In the case of phasing out or revoking permits, the intervention is immediately implementable and highly scalable, in principle. It requires ‘only’ political will at the level of the interior ministry and current cabinet government in each jurisdiction. In the case of renegotiating permits, some contracts or permits have a clause saying that every given number of years (e.g. 5 for coal permits in the U.S.) ministers can reassess the situation. In the case of litigation aimed at challenging permitting decisions, depending on the jurisdiction in question, administrative law typically requires that legal challenges to permitting decisions are initiated within a given time period after the decision has been made. There are already 175 such supply-side permitting cases in the US, and a minimum of 140 non-US cases (Sabin Center for Climate Change Law 2018). The number of permit-related cases appears to have grown dramatically in recent years, suggesting that initial lawsuits may have inspired many subsequent ones.

If the intervention is instead pursued through parliaments aiming to pass new statutory laws on permitting, the process will take longer and require more demanding enabling conditions (i.e. rather than just a few ministers or plaintiffs, it requires at least a majority vote in parliament). Many environmentally motivated permitting laws were passed during the 1970s, and the same could conceivable happen again if there is a new groundswell and mainstreaming of climate action.

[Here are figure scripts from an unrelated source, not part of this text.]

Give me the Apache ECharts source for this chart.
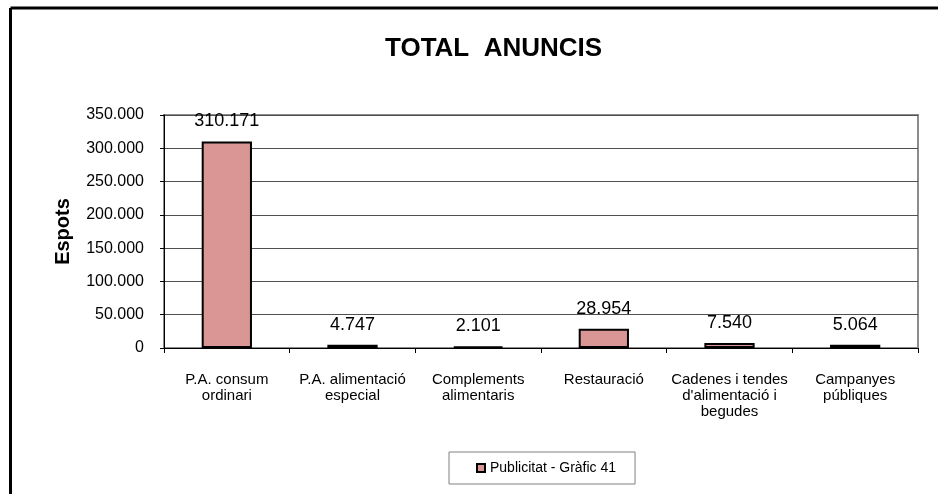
<!DOCTYPE html>
<html>
<head>
<meta charset="UTF-8">
<title>Total anuncis</title>
<script src="https://cdn.jsdelivr.net/npm/echarts@6/dist/echarts.min.js"></script>
<style>
  html, body { margin: 0; padding: 0; background: #fff; }
  #main { width: 938px; height: 494px; }
</style>
</head>
<body>
<div id="main"></div>
<script type="text/javascript">
// dades del gràfic
var categories = [
  'P.A. consum\nordinari',
  'P.A. alimentació\nespecial',
  'Complements\nalimentaris',
  'Restauració',
  'Cadenes i tendes\nd\'alimentació i\nbegudes',
  'Campanyes\npúbliques'
];
var espots = [310171, 4747, 2101, 28954, 7540, 5064];
var seriesName = 'Publicitat - Gràfic 41';

// format amb punt com a separador de milers
function fmt(v) {
  return String(v).replace(/\B(?=(\d{3})+(?!\d))/g, '.');
}

var font = '"Liberation Sans", Arial, sans-serif';
var myChart = echarts.init(document.getElementById('main'));

var option = {
  backgroundColor: '#fff',
  animation: false,
  textStyle: { fontFamily: font, color: '#000' },
  title: {
    text: 'TOTAL  ANUNCIS',
    left: 385,
    top: 36,
    padding: 0,
    textStyle: { fontFamily: font, fontSize: 26, fontWeight: 'bold', color: '#000' }
  },
  graphic: [
    { type: 'line', shape: { x1: 10.5, y1: 8, x2: 938, y2: 8 }, style: { stroke: '#000', lineWidth: 3 } },
    { type: 'line', shape: { x1: 10.5, y1: 8, x2: 10.5, y2: 494 }, style: { stroke: '#000', lineWidth: 3 } }
  ],
  legend: {
    data: [seriesName],
    left: 449,
    top: 452,
    padding: [9, 19, 9, 27],
    itemWidth: 8,
    itemHeight: 8,
    itemGap: 5,
    borderColor: '#808080',
    borderWidth: 1,
    icon: 'rect',
    textStyle: { fontFamily: font, fontSize: 14, color: '#000' }
  },
  grid: {
    left: 164,
    top: 115,
    right: 20,
    bottom: 146,
    show: true,
    borderColor: '#8c8c8c',
    borderWidth: 2
  },
  xAxis: {
    type: 'category',
    data: categories,
    axisLine: { lineStyle: { color: '#000', width: 1 } },
    axisTick: { show: true, length: 5, lineStyle: { color: '#000' } },
    axisLabel: {
      interval: 0,
      margin: 24,
      fontFamily: font,
      fontSize: 15,
      lineHeight: 16,
      color: '#000'
    }
  },
  yAxis: {
    type: 'value',
    min: 0,
    max: 350000,
    interval: 50000,
    name: 'Espots',
    nameLocation: 'middle',
    nameGap: 91,
    nameTextStyle: { fontFamily: font, fontSize: 20, fontWeight: 'bold', color: '#000' },
    axisLine: { show: true, lineStyle: { color: '#000', width: 1 } },
    axisTick: { show: true, length: 4, lineStyle: { color: '#000' } },
    axisLabel: {
      margin: 20,
      fontFamily: font,
      fontSize: 16,
      color: '#000',
      formatter: function (v) { return fmt(v); }
    },
    splitLine: { show: true, lineStyle: { color: '#505050', width: 1 } }
  },
  series: [
    {
      name: seriesName,
      type: 'bar',
      data: espots,
      barWidth: '40%',
      itemStyle: { color: '#D99694', borderColor: '#000', borderWidth: 2 },
      label: {
        show: true,
        position: 'top',
        distance: 11,
        fontFamily: font,
        fontSize: 18,
        color: '#000',
        formatter: function (p) { return fmt(p.value); }
      }
    }
  ]
};

myChart.setOption(option);
</script>
</body>
</html>
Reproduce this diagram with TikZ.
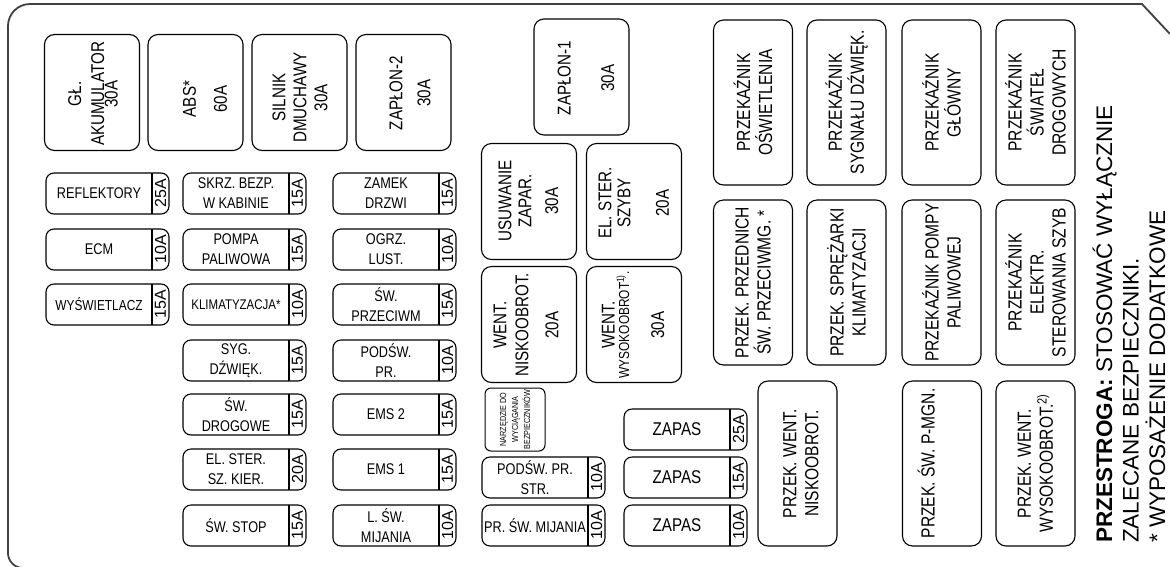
\documentclass[tikz,border=0pt]{standalone}
\usepackage{fontspec}
\setmainfont{Liberation Sans}
\newfontfamily\narrowfont{Liberation Sans}[FakeStretch=0.82]

\newcommand{\zapas}{{\fontsize{18.5}{22}\selectfont ZAPAS}}

\begin{document}
\begin{tikzpicture}[
  x=1pt, y=-1pt,
  border/.style={draw=black!75, line width=1.8pt},
  bigfuse/.style={draw, line width=1.1pt, rounded corners=10pt, minimum width=95pt, minimum height=116pt, outer sep=0pt, inner sep=0pt},
  bigtxt/.style={rotate=90, align=center, inner sep=0pt, font=\narrowfont\fontsize{18.5}{22}\selectfont},
  fuse/.style={draw, line width=1.1pt, rounded corners=8pt, minimum width=123pt, minimum height=41pt, outer sep=0pt, inner sep=0pt},
  fuselbl/.style={align=center, inner sep=0pt, font=\narrowfont\fontsize{15.5}{20}\selectfont},
  amplbl/.style={rotate=90, inner sep=0pt, font=\fontsize{16}{16}\selectfont},
  relay/.style={draw, line width=1.1pt, rounded corners=10pt, rotate=90, minimum width=165pt, minimum height=79pt, align=center, inner sep=0pt, font=\narrowfont\fontsize{19}{22}\selectfont},
  tool/.style={draw, line width=1pt, rounded corners=6pt, rotate=90, minimum width=63pt, minimum height=60pt, align=center, inner sep=0pt, font=\narrowfont\fontsize{8.8}{12}\selectfont},
  warn/.style={rotate=90, anchor=base west, inner sep=0pt, font=\fontsize{22.5}{27}\selectfont},
]
\useasboundingbox (0,0) rectangle (1170,566);

% obudowa
\draw[border] (1170,34) -- (1142,4) [rounded corners=22pt] -- (8,4) [rounded corners=15pt] -- (8,568) -- (1170,568);

% duze bezpieczniki
\node[bigfuse] (akum) at (92,92.5) {};
\node[bigtxt] (akum-t) at (93,94) {GŁ.\\[1pt]AKUMULATOR\\[-8.5pt]30A};
\node[bigfuse] (abs) at (195.5,92.5) {};
\node[bigtxt] (abs-t) at (205,99) {ABS*\\[9pt]60A};
\node[bigfuse] (silnik) at (299.5,92.5) {};
\node[bigtxt] (silnik-t) at (300,97.5) {SILNIK\\[-1pt]DMUCHAWY\\[-1pt]30A};
\node[bigfuse] (zap2) at (403.5,92.5) {};
\node[bigtxt] (zap2-t) at (410,93) {ZAPŁON-2\\[6pt]30A};
\node[bigfuse] (zap1) at (581.5,77) {};
\node[bigtxt] (zap1-t) at (586,78) {ZAPŁON-1\\[21.5pt]30A};
\node[bigfuse] (usuw) at (529,201.5) {};
\node[bigtxt] (usuw-t) at (528.3,201) {USUWANIE\\[-2pt]ZAPAR.\\[4.7pt]30A};
\node[bigfuse] (szyby) at (634,201.5) {};
\node[bigtxt] (szyby-t) at (633.7,203) {EL. STER.\\[-3pt]SZYBY\\[16.5pt]20A};
\node[bigfuse] (wentn) at (529,324.5) {};
\node[bigtxt] (wentn-t) at (526,325) {WENT.\\NISKOOBROT.\\[8pt]20A};
\node[bigfuse] (wentw) at (634,324.5) {};
\node[bigtxt] (wentw-t) at (633,325) {WENT.\\[-7.5pt]{\fontsize{14.5}{15}\selectfont WYSOKOOBROT\textsuperscript{1)}.}\\[13pt]30A};

% male bezpieczniki
\foreach \x/\y/\lbl/\amp [count=\i] in {
  107.5/193.5/REFLEKTORY/25A,
  107.5/249.5/ECM/10A,
  107.5/304.5/{\fontsize{14.5}{16}\selectfont WYŚWIETLACZ}/15A,
  244.5/193.5/SKRZ. BEZP.\\W KABINIE/15A,
  244.5/249.5/POMPA\\PALIWOWA/15A,
  244.5/304.5/{\fontsize{14}{16}\selectfont KLIMATYZACJA*}/10A,
  244.5/360.5/SYG.\\DŹWIĘK./15A,
  244.5/414.5/ŚW.\\DROGOWE/15A,
  244.5/469.5/EL. STER.\\SZ. KIER./20A,
  244.5/525.5/ŚW. STOP/15A,
  394.5/193.5/ZAMEK\\DRZWI/15A,
  394.5/249.5/OGRZ.\\LUST./10A,
  394.5/304.5/ŚW.\\PRZECIWM/15A,
  394.5/360.5/PODŚW.\\PR./10A,
  394.5/414.5/EMS 2/15A,
  394.5/469.5/EMS 1/15A,
  394.5/525.5/L. ŚW.\\MIJANIA/10A,
  543.5/477.5/PODŚW. PR.\\STR./10A,
  543.5/525.5/PR. ŚW. MIJANIA/10A,
  685.5/429.5/\zapas/25A,
  685.5/477.5/\zapas/15A,
  685.5/525.5/\zapas/10A} {
  \node[fuse] (f\i) at (\x,\y) {};
  \draw[line width=1.1pt] ([xshift=-17pt]f\i.north east) -- ([xshift=-17pt]f\i.south east);
  \node[fuselbl] (fl\i) at ([xshift=-8.5pt]f\i.center) {\lbl};
  \node[amplbl] (fa\i) at ([xshift=53pt]f\i.center) {\amp};
}

\node[tool] (narz) at (515,419.5) {NARZĘDZIE DO\\WYCIĄGANIA\\BEZPIECZNIKÓW};

% przekazniki
\foreach \x/\y/\lbl [count=\i] in {
  753/102.5/PRZEKAŹNIK\\OŚWIETLENIA,
  846.5/102.5/PRZEKAŹNIK\\SYGNAŁU DŹWIĘK.,
  941.5/102.5/PRZEKAŹNIK\\GŁÓWNY,
  1035.5/102.5/PRZEKAŹNIK\\ŚWIATEŁ\\DROGOWYCH,
  753/282.5/PRZEK. PRZEDNICH\\ŚW. PRZECIWMG. *,
  846.5/282.5/PRZEK. SPRĘŻARKI\\KLIMATYZACJI,
  941.5/282.5/PRZEKAŹNIK POMPY\\PALIWOWEJ,
  1035.5/282.5/PRZEKAŹNIK\\ELEKTR.\\STEROWANIA SZYB,
  797.5/463.5/\mbox{}\\[-2pt]PRZEK. WENT.\\NISKOOBROT.,
  942/463.5/PRZEK. ŚW. P-MGN.\\[10pt]\mbox{},
  1035.5/463.5/PRZEK. WENT.\\WYSOKOOBROT.\textsuperscript{2)}}
  \node[relay] (r\i) at (\x,\y) {\lbl};

% ostrzezenie
\node[warn] (warn1) at (1112,543) {\textbf{PRZESTROGA:} STOSOWAĆ WYŁĄCZNIE};
\node[warn] (warn2) at (1138.5,543) {ZALECANE BEZPIECZNIKI.};
\node[warn] (warn3) at (1165,543) {* WYPOSAŻENIE DODATKOWE};
\end{tikzpicture}
\end{document}
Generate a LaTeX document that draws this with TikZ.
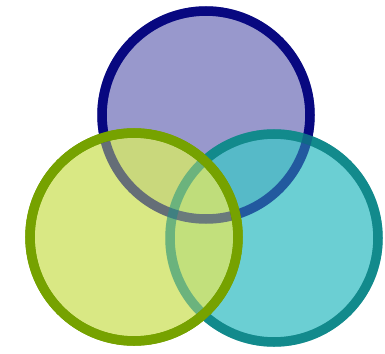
\documentclass[tikz,border=0pt]{standalone}
\usepackage{xcolor}
\usepackage{tikz}

\definecolor{topfill}{RGB}{152,152,204}
\definecolor{topline}{RGB}{8,8,128}
\definecolor{leftfill}{RGB}{210,228,110}
\definecolor{leftline}{RGB}{118,162,0}
\definecolor{rightfill}{RGB}{70,195,200}
\definecolor{rightline}{RGB}{18,138,140}

\begin{document}
\begin{tikzpicture}[
  x=1pt, y=-1pt,
  ring/.style={line width=9.5pt},
  topset/.style={ring, draw=topline, fill=topfill},
  rightset/.style={ring, draw=rightline, fill=rightfill, fill opacity=0.8},
  leftset/.style={ring, draw=leftline, fill=leftfill, fill opacity=0.85},
  showthrough/.style={ring, draw opacity=0.45}
]
\useasboundingbox (0,0) rectangle (385,353);
\coordinate (ctop) at (206,115);
\coordinate (cleft) at (134,237);
\coordinate (cright) at (274,238);

\draw[topset] (ctop) circle[radius=104];
\draw[rightset] (cright) circle[radius=104];
\draw[leftset] (cleft) circle[radius=104];
% borders seen through the upper discs
\draw[showthrough, draw=topline] (ctop) circle[radius=104];
\draw[showthrough, draw=rightline] (cright) circle[radius=104];
\draw[ring, draw=leftline] (cleft) circle[radius=104];
\end{tikzpicture}
\end{document}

The most obvious challenges to the supply-side permit SIP is the political power of those that profit from permits. There are a number of examples of governments failing in their attempts to redistribute land ownership (e.g. Zimbabwe 2000) or even placing a tax on permit holders (Australian Resource Super Profit and Minerals Resource Rent Taxes, 2012). With the latter implicated in the then Australian Labour government’s election loss in 2013.

The effects of the supply-side permitting intervention could reverberate for years to come, to the extent that it effectively steers some amount of current investment in long-lived energy infrastructure towards a low-carbon path. To the extent that the intervention effectively ‘downgrades’ investors’ perceptions of the profitability of certain fossil fuel companies, the intervention could trigger a short-term drop in company stock prices. In the medium- to long-term, it is conceivable that if several critical jurisdictions announce they will phase out or abruptly end permitting for fossil fuel exploration, the intervention could drive a rising price wedge in global fossil fuel markets. Under the alternative scenario where the actors are members of parliament that pass new statutory legislation on permitting, the intervention would affect administrative decisions on domestic fossil fuel supply for years to come.